Data provided:
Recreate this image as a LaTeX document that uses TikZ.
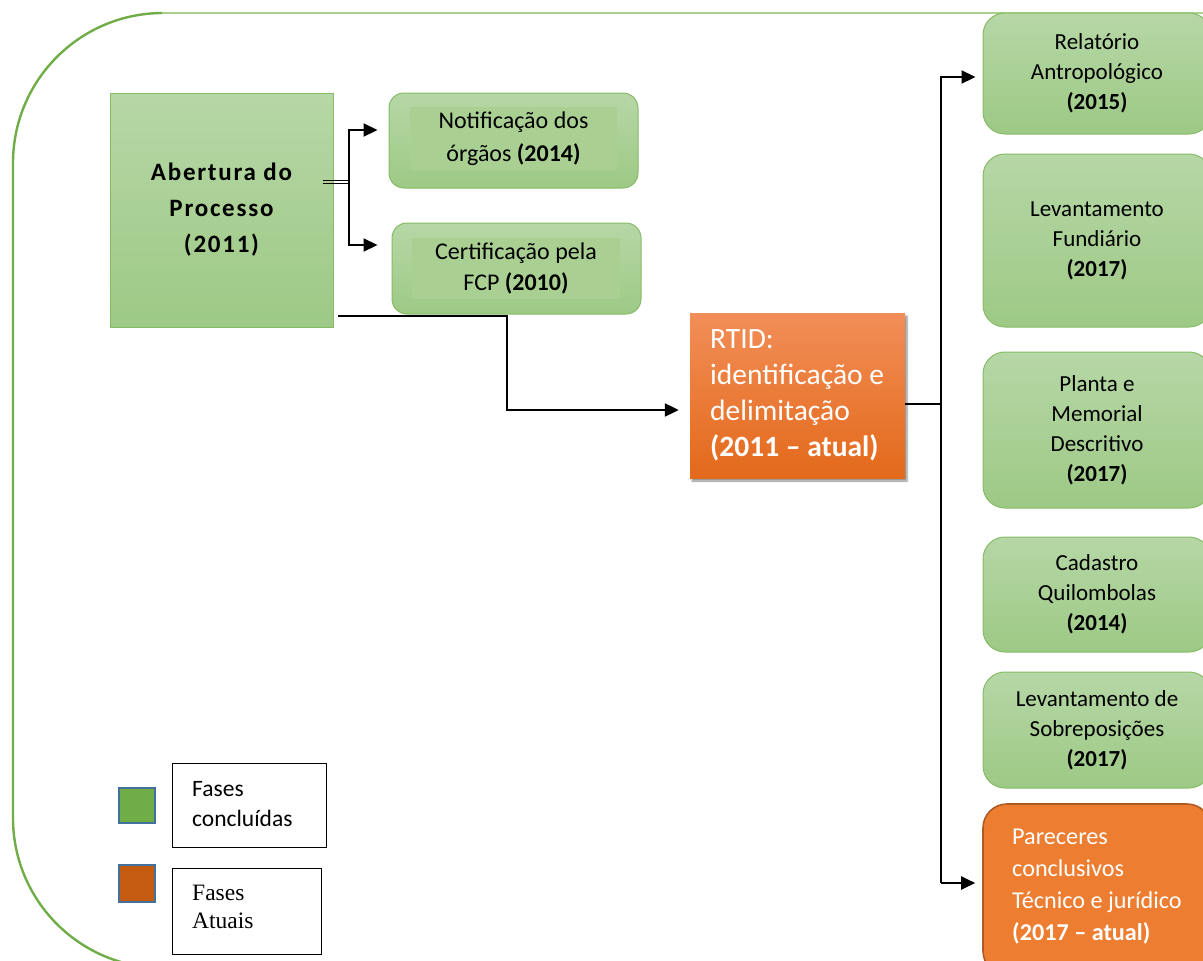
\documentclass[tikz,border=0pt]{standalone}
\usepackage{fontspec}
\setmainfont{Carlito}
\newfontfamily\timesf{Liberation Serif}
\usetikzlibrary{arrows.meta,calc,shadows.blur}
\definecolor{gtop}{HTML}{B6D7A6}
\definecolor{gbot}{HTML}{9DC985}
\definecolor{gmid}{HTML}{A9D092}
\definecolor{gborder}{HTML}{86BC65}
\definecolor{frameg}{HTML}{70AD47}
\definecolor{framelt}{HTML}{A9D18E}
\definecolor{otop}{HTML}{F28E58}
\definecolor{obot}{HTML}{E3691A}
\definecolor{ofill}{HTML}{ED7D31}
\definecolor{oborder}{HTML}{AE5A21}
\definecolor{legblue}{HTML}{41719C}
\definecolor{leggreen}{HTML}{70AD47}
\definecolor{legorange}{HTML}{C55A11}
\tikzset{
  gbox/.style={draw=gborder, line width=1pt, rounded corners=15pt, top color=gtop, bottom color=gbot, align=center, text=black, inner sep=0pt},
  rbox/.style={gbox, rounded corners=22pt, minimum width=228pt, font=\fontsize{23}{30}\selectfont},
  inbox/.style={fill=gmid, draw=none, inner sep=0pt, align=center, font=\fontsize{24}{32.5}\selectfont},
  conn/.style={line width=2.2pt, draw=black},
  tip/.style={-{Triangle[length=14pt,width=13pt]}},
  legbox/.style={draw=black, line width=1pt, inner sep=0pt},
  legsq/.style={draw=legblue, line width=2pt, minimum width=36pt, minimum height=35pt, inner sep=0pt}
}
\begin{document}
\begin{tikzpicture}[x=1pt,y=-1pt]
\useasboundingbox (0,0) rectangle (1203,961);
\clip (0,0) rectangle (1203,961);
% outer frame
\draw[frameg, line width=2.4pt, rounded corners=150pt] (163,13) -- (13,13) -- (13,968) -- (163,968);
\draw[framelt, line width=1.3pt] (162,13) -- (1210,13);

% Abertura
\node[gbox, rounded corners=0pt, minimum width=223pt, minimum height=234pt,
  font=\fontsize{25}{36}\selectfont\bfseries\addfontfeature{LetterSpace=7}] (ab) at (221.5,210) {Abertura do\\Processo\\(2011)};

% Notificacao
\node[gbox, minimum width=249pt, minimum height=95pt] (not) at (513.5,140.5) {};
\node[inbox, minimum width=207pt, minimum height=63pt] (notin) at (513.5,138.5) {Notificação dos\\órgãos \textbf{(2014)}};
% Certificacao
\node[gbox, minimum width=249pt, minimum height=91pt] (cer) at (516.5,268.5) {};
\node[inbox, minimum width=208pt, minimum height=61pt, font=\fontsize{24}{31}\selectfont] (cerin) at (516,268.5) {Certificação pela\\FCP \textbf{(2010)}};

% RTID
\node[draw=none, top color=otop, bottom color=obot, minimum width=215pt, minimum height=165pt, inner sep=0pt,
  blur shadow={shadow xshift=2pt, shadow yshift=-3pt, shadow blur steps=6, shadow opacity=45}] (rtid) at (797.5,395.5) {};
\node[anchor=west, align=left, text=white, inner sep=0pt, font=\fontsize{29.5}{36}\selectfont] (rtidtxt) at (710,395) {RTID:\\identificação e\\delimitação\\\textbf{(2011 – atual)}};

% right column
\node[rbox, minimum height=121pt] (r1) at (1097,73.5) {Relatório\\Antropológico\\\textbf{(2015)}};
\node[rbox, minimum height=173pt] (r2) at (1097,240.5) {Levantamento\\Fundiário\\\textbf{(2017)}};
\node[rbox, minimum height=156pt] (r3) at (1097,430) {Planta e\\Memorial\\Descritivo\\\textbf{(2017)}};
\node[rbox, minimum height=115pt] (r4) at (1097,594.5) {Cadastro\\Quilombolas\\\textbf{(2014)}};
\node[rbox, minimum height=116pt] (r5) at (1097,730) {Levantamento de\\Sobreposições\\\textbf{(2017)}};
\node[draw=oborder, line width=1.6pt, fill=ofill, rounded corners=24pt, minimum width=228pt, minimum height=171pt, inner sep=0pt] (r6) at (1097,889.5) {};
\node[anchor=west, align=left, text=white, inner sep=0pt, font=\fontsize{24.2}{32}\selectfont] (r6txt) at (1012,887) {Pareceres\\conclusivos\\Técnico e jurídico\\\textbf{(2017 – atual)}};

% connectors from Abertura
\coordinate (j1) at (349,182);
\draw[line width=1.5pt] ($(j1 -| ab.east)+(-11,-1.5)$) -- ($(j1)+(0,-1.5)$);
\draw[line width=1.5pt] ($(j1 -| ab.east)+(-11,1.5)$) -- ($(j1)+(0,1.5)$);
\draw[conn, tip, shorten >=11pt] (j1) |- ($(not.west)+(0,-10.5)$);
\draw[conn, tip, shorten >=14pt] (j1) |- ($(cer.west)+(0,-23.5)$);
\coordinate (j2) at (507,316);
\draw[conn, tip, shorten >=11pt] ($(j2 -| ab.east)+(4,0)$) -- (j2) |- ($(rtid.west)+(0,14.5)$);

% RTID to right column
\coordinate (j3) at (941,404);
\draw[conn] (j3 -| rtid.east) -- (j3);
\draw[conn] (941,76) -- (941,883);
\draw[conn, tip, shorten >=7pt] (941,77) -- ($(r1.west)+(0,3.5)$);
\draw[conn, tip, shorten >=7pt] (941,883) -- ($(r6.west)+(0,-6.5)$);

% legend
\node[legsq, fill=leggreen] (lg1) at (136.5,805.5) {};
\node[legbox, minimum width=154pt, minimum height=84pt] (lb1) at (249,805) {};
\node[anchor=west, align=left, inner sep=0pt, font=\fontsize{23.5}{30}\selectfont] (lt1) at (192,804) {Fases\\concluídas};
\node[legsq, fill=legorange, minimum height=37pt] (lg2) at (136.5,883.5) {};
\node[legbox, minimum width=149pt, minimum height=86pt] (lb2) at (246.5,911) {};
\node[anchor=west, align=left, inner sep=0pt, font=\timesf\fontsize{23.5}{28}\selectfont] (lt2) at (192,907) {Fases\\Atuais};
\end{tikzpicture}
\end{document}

Problem: Set the pictures aside and transcribe the data above exactly.

Answer for this exercise:
Recreate this image as a LaTeX document that uses TikZ.
\documentclass[tikz,border=0pt]{standalone}
\usepackage{fontspec}
\setmainfont{Carlito}
\newfontfamily\timesf{Liberation Serif}
\usetikzlibrary{arrows.meta,calc,shadows.blur}
\definecolor{gtop}{HTML}{B6D7A6}
\definecolor{gbot}{HTML}{9DC985}
\definecolor{gmid}{HTML}{A9D092}
\definecolor{gborder}{HTML}{86BC65}
\definecolor{frameg}{HTML}{70AD47}
\definecolor{framelt}{HTML}{A9D18E}
\definecolor{otop}{HTML}{F28E58}
\definecolor{obot}{HTML}{E3691A}
\definecolor{ofill}{HTML}{ED7D31}
\definecolor{oborder}{HTML}{AE5A21}
\definecolor{legblue}{HTML}{41719C}
\definecolor{leggreen}{HTML}{70AD47}
\definecolor{legorange}{HTML}{C55A11}
\tikzset{
  gbox/.style={draw=gborder, line width=1pt, rounded corners=15pt, top color=gtop, bottom color=gbot, align=center, text=black, inner sep=0pt},
  rbox/.style={gbox, rounded corners=22pt, minimum width=228pt, font=\fontsize{23}{30}\selectfont},
  inbox/.style={fill=gmid, draw=none, inner sep=0pt, align=center, font=\fontsize{24}{32.5}\selectfont},
  conn/.style={line width=2.2pt, draw=black},
  tip/.style={-{Triangle[length=14pt,width=13pt]}},
  legbox/.style={draw=black, line width=1pt, inner sep=0pt},
  legsq/.style={draw=legblue, line width=2pt, minimum width=36pt, minimum height=35pt, inner sep=0pt}
}
\begin{document}
\begin{tikzpicture}[x=1pt,y=-1pt]
\useasboundingbox (0,0) rectangle (1203,961);
\clip (0,0) rectangle (1203,961);
% outer frame
\draw[frameg, line width=2.4pt, rounded corners=150pt] (163,13) -- (13,13) -- (13,968) -- (163,968);
\draw[framelt, line width=1.3pt] (162,13) -- (1210,13);

% Abertura
\node[gbox, rounded corners=0pt, minimum width=223pt, minimum height=234pt,
  font=\fontsize{25}{36}\selectfont\bfseries\addfontfeature{LetterSpace=7}] (ab) at (221.5,210) {Abertura do\\Processo\\(2011)};

% Notificacao
\node[gbox, minimum width=249pt, minimum height=95pt] (not) at (513.5,140.5) {};
\node[inbox, minimum width=207pt, minimum height=63pt] (notin) at (513.5,138.5) {Notificação dos\\órgãos \textbf{(2014)}};
% Certificacao
\node[gbox, minimum width=249pt, minimum height=91pt] (cer) at (516.5,268.5) {};
\node[inbox, minimum width=208pt, minimum height=61pt, font=\fontsize{24}{31}\selectfont] (cerin) at (516,268.5) {Certificação pela\\FCP \textbf{(2010)}};

% RTID
\node[draw=none, top color=otop, bottom color=obot, minimum width=215pt, minimum height=165pt, inner sep=0pt,
  blur shadow={shadow xshift=2pt, shadow yshift=-3pt, shadow blur steps=6, shadow opacity=45}] (rtid) at (797.5,395.5) {};
\node[anchor=west, align=left, text=white, inner sep=0pt, font=\fontsize{29.5}{36}\selectfont] (rtidtxt) at (710,395) {RTID:\\identificação e\\delimitação\\\textbf{(2011 – atual)}};

% right column
\node[rbox, minimum height=121pt] (r1) at (1097,73.5) {Relatório\\Antropológico\\\textbf{(2015)}};
\node[rbox, minimum height=173pt] (r2) at (1097,240.5) {Levantamento\\Fundiário\\\textbf{(2017)}};
\node[rbox, minimum height=156pt] (r3) at (1097,430) {Planta e\\Memorial\\Descritivo\\\textbf{(2017)}};
\node[rbox, minimum height=115pt] (r4) at (1097,594.5) {Cadastro\\Quilombolas\\\textbf{(2014)}};
\node[rbox, minimum height=116pt] (r5) at (1097,730) {Levantamento de\\Sobreposições\\\textbf{(2017)}};
\node[draw=oborder, line width=1.6pt, fill=ofill, rounded corners=24pt, minimum width=228pt, minimum height=171pt, inner sep=0pt] (r6) at (1097,889.5) {};
\node[anchor=west, align=left, text=white, inner sep=0pt, font=\fontsize{24.2}{32}\selectfont] (r6txt) at (1012,887) {Pareceres\\conclusivos\\Técnico e jurídico\\\textbf{(2017 – atual)}};

% connectors from Abertura
\coordinate (j1) at (349,182);
\draw[line width=1.5pt] ($(j1 -| ab.east)+(-11,-1.5)$) -- ($(j1)+(0,-1.5)$);
\draw[line width=1.5pt] ($(j1 -| ab.east)+(-11,1.5)$) -- ($(j1)+(0,1.5)$);
\draw[conn, tip, shorten >=11pt] (j1) |- ($(not.west)+(0,-10.5)$);
\draw[conn, tip, shorten >=14pt] (j1) |- ($(cer.west)+(0,-23.5)$);
\coordinate (j2) at (507,316);
\draw[conn, tip, shorten >=11pt] ($(j2 -| ab.east)+(4,0)$) -- (j2) |- ($(rtid.west)+(0,14.5)$);

% RTID to right column
\coordinate (j3) at (941,404);
\draw[conn] (j3 -| rtid.east) -- (j3);
\draw[conn] (941,76) -- (941,883);
\draw[conn, tip, shorten >=7pt] (941,77) -- ($(r1.west)+(0,3.5)$);
\draw[conn, tip, shorten >=7pt] (941,883) -- ($(r6.west)+(0,-6.5)$);

% legend
\node[legsq, fill=leggreen] (lg1) at (136.5,805.5) {};
\node[legbox, minimum width=154pt, minimum height=84pt] (lb1) at (249,805) {};
\node[anchor=west, align=left, inner sep=0pt, font=\fontsize{23.5}{30}\selectfont] (lt1) at (192,804) {Fases\\concluídas};
\node[legsq, fill=legorange, minimum height=37pt] (lg2) at (136.5,883.5) {};
\node[legbox, minimum width=149pt, minimum height=86pt] (lb2) at (246.5,911) {};
\node[anchor=west, align=left, inner sep=0pt, font=\timesf\fontsize{23.5}{28}\selectfont] (lt2) at (192,907) {Fases\\Atuais};
\end{tikzpicture}
\end{document}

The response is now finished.